If it is hard to see what Mr. Putin accomplishes by bluffing, that does not mean it is impossible that he is: Mr. Putin has demonstrated a serial inability to think ahead to the next step, or to understand his adversaries. He does not appear, however, to be suicidal. If we cannot be sure he would not use nuclear weapons, neither can he be sure the West would not respond in kind. And if that were not enough to persuade him, it would those around him. Russian soldiers do not want to die for Ukraine; neither do Russian generals.

Whatever else might be uncertain in all of this, what is certain is that there can be no end to this war that leaves Mr. Putin in power. That was clear the minute Russian forces crossed the border into Ukraine, but it was crystal clear once he started waving the nuclear threat around.

A leader who imagines he can attack and invade a neighbouring country, not because it poses any threat but purely for the purpose of imperial conquest, is a threat to the security of the region. A leader who, in support of such an attack, so much as hints at using nuclear weapons is a threat to the world.

The West’s war aims at the start were limited to raising the cost of Russian aggression, or perhaps containing its advance. Our aim must now be, not just victory in Ukraine, but regime change in Russia. That is not something we can bring about on our own – Russians will have to do that for themselves. And the consequences are potentially hazardous: violence, a power struggle, even civil war, with no guarantee that whoever emerges at the top is any better than Mr. Putin.

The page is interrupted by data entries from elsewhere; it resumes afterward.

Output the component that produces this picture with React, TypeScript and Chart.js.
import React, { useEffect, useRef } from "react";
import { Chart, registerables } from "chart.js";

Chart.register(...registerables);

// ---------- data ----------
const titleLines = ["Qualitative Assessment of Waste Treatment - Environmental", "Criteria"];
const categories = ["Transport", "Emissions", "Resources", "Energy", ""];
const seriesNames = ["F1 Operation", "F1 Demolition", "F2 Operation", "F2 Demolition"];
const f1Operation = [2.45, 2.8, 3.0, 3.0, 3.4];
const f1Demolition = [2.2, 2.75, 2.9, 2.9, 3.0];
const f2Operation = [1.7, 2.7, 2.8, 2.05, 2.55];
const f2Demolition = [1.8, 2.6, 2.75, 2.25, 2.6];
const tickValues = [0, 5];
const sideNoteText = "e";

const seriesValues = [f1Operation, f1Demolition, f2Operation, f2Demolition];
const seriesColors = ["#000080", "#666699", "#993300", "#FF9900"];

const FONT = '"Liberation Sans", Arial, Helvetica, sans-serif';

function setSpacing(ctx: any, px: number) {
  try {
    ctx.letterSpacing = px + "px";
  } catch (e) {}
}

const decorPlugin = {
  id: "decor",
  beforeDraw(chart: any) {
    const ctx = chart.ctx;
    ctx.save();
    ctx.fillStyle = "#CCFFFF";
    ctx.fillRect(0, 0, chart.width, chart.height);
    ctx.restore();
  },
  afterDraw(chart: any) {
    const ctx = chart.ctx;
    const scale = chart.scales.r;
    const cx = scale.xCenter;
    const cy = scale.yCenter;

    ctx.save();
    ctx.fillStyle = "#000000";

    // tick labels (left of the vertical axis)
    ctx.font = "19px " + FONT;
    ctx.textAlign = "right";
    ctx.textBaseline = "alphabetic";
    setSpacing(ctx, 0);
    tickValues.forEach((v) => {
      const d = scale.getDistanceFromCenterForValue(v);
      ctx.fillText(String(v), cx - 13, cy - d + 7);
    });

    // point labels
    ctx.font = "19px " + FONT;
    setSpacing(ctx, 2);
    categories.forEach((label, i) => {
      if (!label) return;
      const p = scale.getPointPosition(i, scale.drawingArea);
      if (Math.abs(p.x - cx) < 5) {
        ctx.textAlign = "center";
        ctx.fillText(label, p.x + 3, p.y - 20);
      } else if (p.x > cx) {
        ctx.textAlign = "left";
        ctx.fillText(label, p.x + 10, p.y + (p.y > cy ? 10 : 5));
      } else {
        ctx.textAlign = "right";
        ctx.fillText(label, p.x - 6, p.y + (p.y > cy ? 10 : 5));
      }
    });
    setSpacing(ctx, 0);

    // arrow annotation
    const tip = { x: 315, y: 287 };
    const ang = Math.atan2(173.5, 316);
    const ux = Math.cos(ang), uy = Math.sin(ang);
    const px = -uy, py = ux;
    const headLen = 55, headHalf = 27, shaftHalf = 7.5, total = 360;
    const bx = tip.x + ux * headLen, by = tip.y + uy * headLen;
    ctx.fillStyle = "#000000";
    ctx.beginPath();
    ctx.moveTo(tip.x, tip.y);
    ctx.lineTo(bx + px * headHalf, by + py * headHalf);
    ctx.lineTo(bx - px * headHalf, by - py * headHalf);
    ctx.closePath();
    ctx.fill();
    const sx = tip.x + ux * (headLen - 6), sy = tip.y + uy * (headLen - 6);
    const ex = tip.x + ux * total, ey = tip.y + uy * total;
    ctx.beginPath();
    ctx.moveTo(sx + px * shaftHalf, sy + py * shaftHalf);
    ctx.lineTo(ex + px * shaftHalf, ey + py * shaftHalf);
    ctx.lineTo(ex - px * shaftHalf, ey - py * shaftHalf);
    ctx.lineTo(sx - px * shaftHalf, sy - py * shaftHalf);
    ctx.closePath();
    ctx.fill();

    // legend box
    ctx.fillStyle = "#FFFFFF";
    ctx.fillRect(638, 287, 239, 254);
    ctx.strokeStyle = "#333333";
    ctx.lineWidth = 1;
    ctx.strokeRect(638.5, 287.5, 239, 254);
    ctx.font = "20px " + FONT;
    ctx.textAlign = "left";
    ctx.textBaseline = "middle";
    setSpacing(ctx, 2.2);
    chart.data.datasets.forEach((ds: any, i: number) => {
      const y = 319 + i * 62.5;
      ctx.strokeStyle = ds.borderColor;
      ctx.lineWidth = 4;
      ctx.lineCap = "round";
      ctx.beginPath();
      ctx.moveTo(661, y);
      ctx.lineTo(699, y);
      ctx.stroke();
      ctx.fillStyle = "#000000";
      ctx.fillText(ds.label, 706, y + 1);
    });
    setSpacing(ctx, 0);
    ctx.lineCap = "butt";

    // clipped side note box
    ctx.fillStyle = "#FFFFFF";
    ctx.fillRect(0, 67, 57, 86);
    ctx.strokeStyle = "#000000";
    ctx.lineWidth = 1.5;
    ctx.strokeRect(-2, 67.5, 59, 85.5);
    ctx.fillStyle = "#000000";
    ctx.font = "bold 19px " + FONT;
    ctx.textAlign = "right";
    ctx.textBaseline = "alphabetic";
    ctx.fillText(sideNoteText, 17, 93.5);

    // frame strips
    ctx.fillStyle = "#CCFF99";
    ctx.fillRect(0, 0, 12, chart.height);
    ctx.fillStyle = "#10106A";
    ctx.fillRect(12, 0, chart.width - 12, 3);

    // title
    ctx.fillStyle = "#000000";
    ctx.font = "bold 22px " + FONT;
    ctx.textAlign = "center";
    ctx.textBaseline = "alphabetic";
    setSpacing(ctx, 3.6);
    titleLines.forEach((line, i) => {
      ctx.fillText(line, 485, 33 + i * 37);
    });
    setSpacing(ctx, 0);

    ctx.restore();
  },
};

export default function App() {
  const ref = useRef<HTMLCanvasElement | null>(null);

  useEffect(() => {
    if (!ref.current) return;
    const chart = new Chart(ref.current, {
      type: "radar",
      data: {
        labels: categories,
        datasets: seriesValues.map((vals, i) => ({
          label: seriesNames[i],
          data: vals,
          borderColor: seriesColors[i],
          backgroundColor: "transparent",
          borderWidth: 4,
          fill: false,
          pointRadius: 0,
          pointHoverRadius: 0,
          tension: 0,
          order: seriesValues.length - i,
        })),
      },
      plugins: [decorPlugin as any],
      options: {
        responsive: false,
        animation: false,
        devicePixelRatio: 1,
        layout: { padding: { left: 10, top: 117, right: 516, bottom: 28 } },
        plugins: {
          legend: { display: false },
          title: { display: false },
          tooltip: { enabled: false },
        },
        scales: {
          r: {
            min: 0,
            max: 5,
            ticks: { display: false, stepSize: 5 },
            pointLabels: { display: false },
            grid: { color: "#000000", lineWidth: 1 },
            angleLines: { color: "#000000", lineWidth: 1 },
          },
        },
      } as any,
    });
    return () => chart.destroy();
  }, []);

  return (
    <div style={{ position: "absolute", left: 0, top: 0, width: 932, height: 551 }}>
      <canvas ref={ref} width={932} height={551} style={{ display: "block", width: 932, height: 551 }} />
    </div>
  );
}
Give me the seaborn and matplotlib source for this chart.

But that must nevertheless be our aim, whether we say it out loud or not. This is not the old Soviet Union, menacing but methodical. This is a personal dictatorship, as unrestrained by the institutions of lawful government as by concern for human life or even prudent assessment of risk: Hitler with nukes. So long as Mr. Putin is in power the world is not safe. Therefore, he must be removed from power. It cannot end otherwise.